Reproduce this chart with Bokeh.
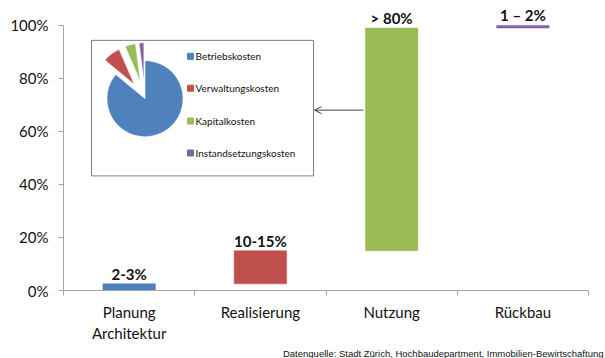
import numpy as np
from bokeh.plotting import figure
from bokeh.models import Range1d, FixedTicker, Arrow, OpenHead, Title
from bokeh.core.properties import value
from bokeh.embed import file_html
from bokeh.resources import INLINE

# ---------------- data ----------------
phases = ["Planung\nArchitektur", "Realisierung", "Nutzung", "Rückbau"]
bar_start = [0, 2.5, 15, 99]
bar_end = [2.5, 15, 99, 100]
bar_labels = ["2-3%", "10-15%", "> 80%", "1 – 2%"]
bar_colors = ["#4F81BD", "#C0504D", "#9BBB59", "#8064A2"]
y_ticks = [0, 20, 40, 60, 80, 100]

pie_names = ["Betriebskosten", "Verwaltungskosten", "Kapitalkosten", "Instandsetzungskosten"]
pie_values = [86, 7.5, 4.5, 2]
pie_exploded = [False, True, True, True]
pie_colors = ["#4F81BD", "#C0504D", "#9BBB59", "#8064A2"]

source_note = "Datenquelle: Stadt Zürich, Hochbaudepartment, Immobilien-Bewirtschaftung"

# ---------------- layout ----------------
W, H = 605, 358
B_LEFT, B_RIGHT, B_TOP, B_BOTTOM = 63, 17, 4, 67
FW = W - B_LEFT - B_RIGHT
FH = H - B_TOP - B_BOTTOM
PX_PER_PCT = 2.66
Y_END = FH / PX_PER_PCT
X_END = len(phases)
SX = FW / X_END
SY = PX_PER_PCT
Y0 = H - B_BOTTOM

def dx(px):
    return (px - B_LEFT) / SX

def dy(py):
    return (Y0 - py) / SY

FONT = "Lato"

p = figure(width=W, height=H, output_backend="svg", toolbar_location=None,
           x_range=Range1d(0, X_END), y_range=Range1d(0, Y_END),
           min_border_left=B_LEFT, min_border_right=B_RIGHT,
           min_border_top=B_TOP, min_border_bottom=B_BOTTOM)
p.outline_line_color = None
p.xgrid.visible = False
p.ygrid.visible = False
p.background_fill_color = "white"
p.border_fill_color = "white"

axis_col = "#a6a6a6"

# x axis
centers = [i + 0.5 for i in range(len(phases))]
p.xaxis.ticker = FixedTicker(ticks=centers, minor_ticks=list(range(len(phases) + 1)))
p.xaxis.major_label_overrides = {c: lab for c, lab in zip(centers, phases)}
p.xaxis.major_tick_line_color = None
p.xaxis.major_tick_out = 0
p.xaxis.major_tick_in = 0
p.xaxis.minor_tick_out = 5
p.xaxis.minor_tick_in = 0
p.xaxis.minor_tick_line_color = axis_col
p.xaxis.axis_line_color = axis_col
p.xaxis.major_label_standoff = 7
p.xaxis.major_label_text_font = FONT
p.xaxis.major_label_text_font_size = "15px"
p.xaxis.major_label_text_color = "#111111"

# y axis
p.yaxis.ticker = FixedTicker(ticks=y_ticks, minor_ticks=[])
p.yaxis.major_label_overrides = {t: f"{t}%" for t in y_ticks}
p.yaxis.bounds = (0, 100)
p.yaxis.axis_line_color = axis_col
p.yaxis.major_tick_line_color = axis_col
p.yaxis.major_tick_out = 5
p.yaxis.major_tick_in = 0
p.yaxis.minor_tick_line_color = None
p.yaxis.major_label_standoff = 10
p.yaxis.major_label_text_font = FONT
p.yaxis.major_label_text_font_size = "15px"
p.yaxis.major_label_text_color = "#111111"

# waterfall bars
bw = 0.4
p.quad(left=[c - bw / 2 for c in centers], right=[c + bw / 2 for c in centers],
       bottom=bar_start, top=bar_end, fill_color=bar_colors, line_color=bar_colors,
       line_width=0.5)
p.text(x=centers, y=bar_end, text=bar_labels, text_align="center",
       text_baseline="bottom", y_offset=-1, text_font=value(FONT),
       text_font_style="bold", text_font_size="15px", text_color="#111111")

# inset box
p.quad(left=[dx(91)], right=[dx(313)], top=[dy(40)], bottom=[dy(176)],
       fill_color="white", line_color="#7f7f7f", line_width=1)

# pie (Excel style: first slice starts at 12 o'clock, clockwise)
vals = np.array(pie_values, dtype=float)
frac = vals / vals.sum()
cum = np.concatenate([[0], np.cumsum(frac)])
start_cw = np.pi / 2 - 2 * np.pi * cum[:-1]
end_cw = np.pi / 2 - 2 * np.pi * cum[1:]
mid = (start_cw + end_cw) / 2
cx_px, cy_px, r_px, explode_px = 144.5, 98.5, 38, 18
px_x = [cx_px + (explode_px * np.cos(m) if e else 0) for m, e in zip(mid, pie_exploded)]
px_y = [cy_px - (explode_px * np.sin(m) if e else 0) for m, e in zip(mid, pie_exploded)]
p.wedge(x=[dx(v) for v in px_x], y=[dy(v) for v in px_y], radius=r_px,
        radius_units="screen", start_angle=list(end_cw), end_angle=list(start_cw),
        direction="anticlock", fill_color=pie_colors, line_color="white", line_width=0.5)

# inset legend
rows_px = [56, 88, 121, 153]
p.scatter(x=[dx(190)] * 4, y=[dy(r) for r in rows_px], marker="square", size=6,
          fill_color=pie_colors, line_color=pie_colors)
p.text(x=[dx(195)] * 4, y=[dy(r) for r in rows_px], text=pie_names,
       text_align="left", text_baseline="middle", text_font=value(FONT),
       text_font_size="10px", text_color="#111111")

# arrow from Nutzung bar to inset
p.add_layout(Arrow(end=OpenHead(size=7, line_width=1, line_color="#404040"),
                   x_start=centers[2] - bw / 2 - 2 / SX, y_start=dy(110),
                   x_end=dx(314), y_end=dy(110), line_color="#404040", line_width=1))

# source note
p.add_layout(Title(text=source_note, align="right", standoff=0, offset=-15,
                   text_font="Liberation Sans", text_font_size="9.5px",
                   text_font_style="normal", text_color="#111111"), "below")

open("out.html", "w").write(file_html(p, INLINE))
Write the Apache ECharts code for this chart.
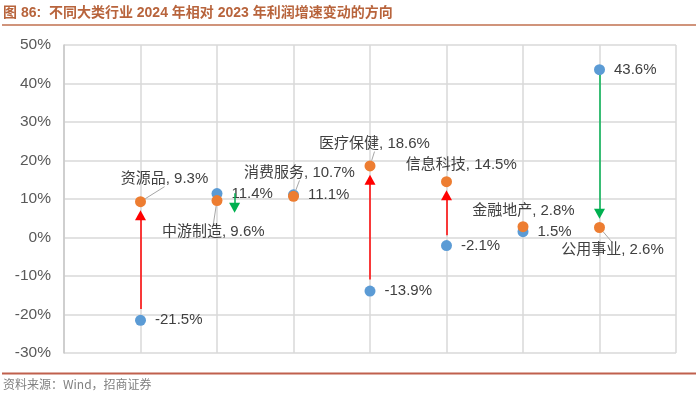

—————

Strip out the pictures and quote the remaining data word for word.

Reproduce this chart with Bokeh.
import numpy as np
from bokeh.plotting import figure
from bokeh.models import Range1d, FixedTicker, Arrow, OpenHead, Title
from bokeh.core.properties import value
from bokeh.embed import file_html
from bokeh.resources import INLINE

# ---------------- data ----------------
phases = ["Planung\nArchitektur", "Realisierung", "Nutzung", "Rückbau"]
bar_start = [0, 2.5, 15, 99]
bar_end = [2.5, 15, 99, 100]
bar_labels = ["2-3%", "10-15%", "> 80%", "1 – 2%"]
bar_colors = ["#4F81BD", "#C0504D", "#9BBB59", "#8064A2"]
y_ticks = [0, 20, 40, 60, 80, 100]

pie_names = ["Betriebskosten", "Verwaltungskosten", "Kapitalkosten", "Instandsetzungskosten"]
pie_values = [86, 7.5, 4.5, 2]
pie_exploded = [False, True, True, True]
pie_colors = ["#4F81BD", "#C0504D", "#9BBB59", "#8064A2"]

source_note = "Datenquelle: Stadt Zürich, Hochbaudepartment, Immobilien-Bewirtschaftung"

# ---------------- layout ----------------
W, H = 605, 358
B_LEFT, B_RIGHT, B_TOP, B_BOTTOM = 63, 17, 4, 67
FW = W - B_LEFT - B_RIGHT
FH = H - B_TOP - B_BOTTOM
PX_PER_PCT = 2.66
Y_END = FH / PX_PER_PCT
X_END = len(phases)
SX = FW / X_END
SY = PX_PER_PCT
Y0 = H - B_BOTTOM

def dx(px):
    return (px - B_LEFT) / SX

def dy(py):
    return (Y0 - py) / SY

FONT = "Lato"

p = figure(width=W, height=H, output_backend="svg", toolbar_location=None,
           x_range=Range1d(0, X_END), y_range=Range1d(0, Y_END),
           min_border_left=B_LEFT, min_border_right=B_RIGHT,
           min_border_top=B_TOP, min_border_bottom=B_BOTTOM)
p.outline_line_color = None
p.xgrid.visible = False
p.ygrid.visible = False
p.background_fill_color = "white"
p.border_fill_color = "white"

axis_col = "#a6a6a6"

# x axis
centers = [i + 0.5 for i in range(len(phases))]
p.xaxis.ticker = FixedTicker(ticks=centers, minor_ticks=list(range(len(phases) + 1)))
p.xaxis.major_label_overrides = {c: lab for c, lab in zip(centers, phases)}
p.xaxis.major_tick_line_color = None
p.xaxis.major_tick_out = 0
p.xaxis.major_tick_in = 0
p.xaxis.minor_tick_out = 5
p.xaxis.minor_tick_in = 0
p.xaxis.minor_tick_line_color = axis_col
p.xaxis.axis_line_color = axis_col
p.xaxis.major_label_standoff = 7
p.xaxis.major_label_text_font = FONT
p.xaxis.major_label_text_font_size = "15px"
p.xaxis.major_label_text_color = "#111111"

# y axis
p.yaxis.ticker = FixedTicker(ticks=y_ticks, minor_ticks=[])
p.yaxis.major_label_overrides = {t: f"{t}%" for t in y_ticks}
p.yaxis.bounds = (0, 100)
p.yaxis.axis_line_color = axis_col
p.yaxis.major_tick_line_color = axis_col
p.yaxis.major_tick_out = 5
p.yaxis.major_tick_in = 0
p.yaxis.minor_tick_line_color = None
p.yaxis.major_label_standoff = 10
p.yaxis.major_label_text_font = FONT
p.yaxis.major_label_text_font_size = "15px"
p.yaxis.major_label_text_color = "#111111"

# waterfall bars
bw = 0.4
p.quad(left=[c - bw / 2 for c in centers], right=[c + bw / 2 for c in centers],
       bottom=bar_start, top=bar_end, fill_color=bar_colors, line_color=bar_colors,
       line_width=0.5)
p.text(x=centers, y=bar_end, text=bar_labels, text_align="center",
       text_baseline="bottom", y_offset=-1, text_font=value(FONT),
       text_font_style="bold", text_font_size="15px", text_color="#111111")

# inset box
p.quad(left=[dx(91)], right=[dx(313)], top=[dy(40)], bottom=[dy(176)],
       fill_color="white", line_color="#7f7f7f", line_width=1)

# pie (Excel style: first slice starts at 12 o'clock, clockwise)
vals = np.array(pie_values, dtype=float)
frac = vals / vals.sum()
cum = np.concatenate([[0], np.cumsum(frac)])
start_cw = np.pi / 2 - 2 * np.pi * cum[:-1]
end_cw = np.pi / 2 - 2 * np.pi * cum[1:]
mid = (start_cw + end_cw) / 2
cx_px, cy_px, r_px, explode_px = 144.5, 98.5, 38, 18
px_x = [cx_px + (explode_px * np.cos(m) if e else 0) for m, e in zip(mid, pie_exploded)]
px_y = [cy_px - (explode_px * np.sin(m) if e else 0) for m, e in zip(mid, pie_exploded)]
p.wedge(x=[dx(v) for v in px_x], y=[dy(v) for v in px_y], radius=r_px,
        radius_units="screen", start_angle=list(end_cw), end_angle=list(start_cw),
        direction="anticlock", fill_color=pie_colors, line_color="white", line_width=0.5)

# inset legend
rows_px = [56, 88, 121, 153]
p.scatter(x=[dx(190)] * 4, y=[dy(r) for r in rows_px], marker="square", size=6,
          fill_color=pie_colors, line_color=pie_colors)
p.text(x=[dx(195)] * 4, y=[dy(r) for r in rows_px], text=pie_names,
       text_align="left", text_baseline="middle", text_font=value(FONT),
       text_font_size="10px", text_color="#111111")

# arrow from Nutzung bar to inset
p.add_layout(Arrow(end=OpenHead(size=7, line_width=1, line_color="#404040"),
                   x_start=centers[2] - bw / 2 - 2 / SX, y_start=dy(110),
                   x_end=dx(314), y_end=dy(110), line_color="#404040", line_width=1))

# source note
p.add_layout(Title(text=source_note, align="right", standoff=0, offset=-15,
                   text_font="Liberation Sans", text_font_size="9.5px",
                   text_font_style="normal", text_color="#111111"), "below")

open("out.html", "w").write(file_html(p, INLINE))
Write the Apache ECharts code for this chart.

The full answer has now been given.